WHAT IS REQUIRED
Go through the listing and set it down exactly, leaving out its pictures.

MATERIAL
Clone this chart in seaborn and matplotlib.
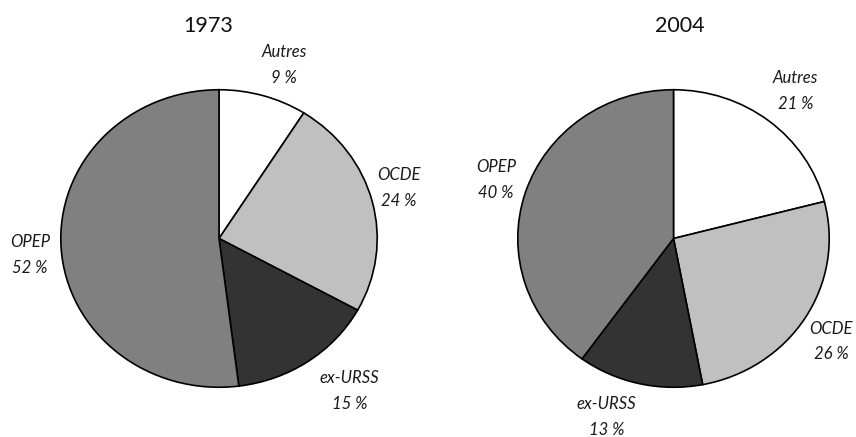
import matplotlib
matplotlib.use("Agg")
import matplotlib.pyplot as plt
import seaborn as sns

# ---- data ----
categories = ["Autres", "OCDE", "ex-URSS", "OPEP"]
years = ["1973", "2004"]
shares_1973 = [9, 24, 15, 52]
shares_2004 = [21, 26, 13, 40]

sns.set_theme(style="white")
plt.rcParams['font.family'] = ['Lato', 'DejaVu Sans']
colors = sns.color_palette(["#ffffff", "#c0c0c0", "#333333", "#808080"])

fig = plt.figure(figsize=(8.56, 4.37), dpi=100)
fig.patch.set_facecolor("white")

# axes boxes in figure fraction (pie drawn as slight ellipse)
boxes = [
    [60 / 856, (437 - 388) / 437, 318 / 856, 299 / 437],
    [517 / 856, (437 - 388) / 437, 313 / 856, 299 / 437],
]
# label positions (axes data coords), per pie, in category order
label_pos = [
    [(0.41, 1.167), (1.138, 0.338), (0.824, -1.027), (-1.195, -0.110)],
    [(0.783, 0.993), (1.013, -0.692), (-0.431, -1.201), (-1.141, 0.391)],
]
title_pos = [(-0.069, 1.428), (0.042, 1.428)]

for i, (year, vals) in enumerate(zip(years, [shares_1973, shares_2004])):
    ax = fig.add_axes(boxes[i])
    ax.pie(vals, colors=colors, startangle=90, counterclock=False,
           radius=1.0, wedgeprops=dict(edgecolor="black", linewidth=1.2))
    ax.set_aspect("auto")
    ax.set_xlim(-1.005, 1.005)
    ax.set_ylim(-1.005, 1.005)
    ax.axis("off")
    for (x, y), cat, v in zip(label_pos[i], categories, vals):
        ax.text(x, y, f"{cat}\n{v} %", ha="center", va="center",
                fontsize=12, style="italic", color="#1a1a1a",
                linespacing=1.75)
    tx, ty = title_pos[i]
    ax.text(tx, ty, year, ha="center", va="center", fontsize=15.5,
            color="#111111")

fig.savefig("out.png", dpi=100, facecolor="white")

ANSWER FOR THE TASK
Clone this chart in seaborn and matplotlib.
import matplotlib
matplotlib.use("Agg")
import matplotlib.pyplot as plt
import seaborn as sns

# ---- data ----
categories = ["Autres", "OCDE", "ex-URSS", "OPEP"]
years = ["1973", "2004"]
shares_1973 = [9, 24, 15, 52]
shares_2004 = [21, 26, 13, 40]

sns.set_theme(style="white")
plt.rcParams['font.family'] = ['Lato', 'DejaVu Sans']
colors = sns.color_palette(["#ffffff", "#c0c0c0", "#333333", "#808080"])

fig = plt.figure(figsize=(8.56, 4.37), dpi=100)
fig.patch.set_facecolor("white")

# axes boxes in figure fraction (pie drawn as slight ellipse)
boxes = [
    [60 / 856, (437 - 388) / 437, 318 / 856, 299 / 437],
    [517 / 856, (437 - 388) / 437, 313 / 856, 299 / 437],
]
# label positions (axes data coords), per pie, in category order
label_pos = [
    [(0.41, 1.167), (1.138, 0.338), (0.824, -1.027), (-1.195, -0.110)],
    [(0.783, 0.993), (1.013, -0.692), (-0.431, -1.201), (-1.141, 0.391)],
]
title_pos = [(-0.069, 1.428), (0.042, 1.428)]

for i, (year, vals) in enumerate(zip(years, [shares_1973, shares_2004])):
    ax = fig.add_axes(boxes[i])
    ax.pie(vals, colors=colors, startangle=90, counterclock=False,
           radius=1.0, wedgeprops=dict(edgecolor="black", linewidth=1.2))
    ax.set_aspect("auto")
    ax.set_xlim(-1.005, 1.005)
    ax.set_ylim(-1.005, 1.005)
    ax.axis("off")
    for (x, y), cat, v in zip(label_pos[i], categories, vals):
        ax.text(x, y, f"{cat}\n{v} %", ha="center", va="center",
                fontsize=12, style="italic", color="#1a1a1a",
                linespacing=1.75)
    tx, ty = title_pos[i]
    ax.text(tx, ty, year, ha="center", va="center", fontsize=15.5,
            color="#111111")

fig.savefig("out.png", dpi=100, facecolor="white")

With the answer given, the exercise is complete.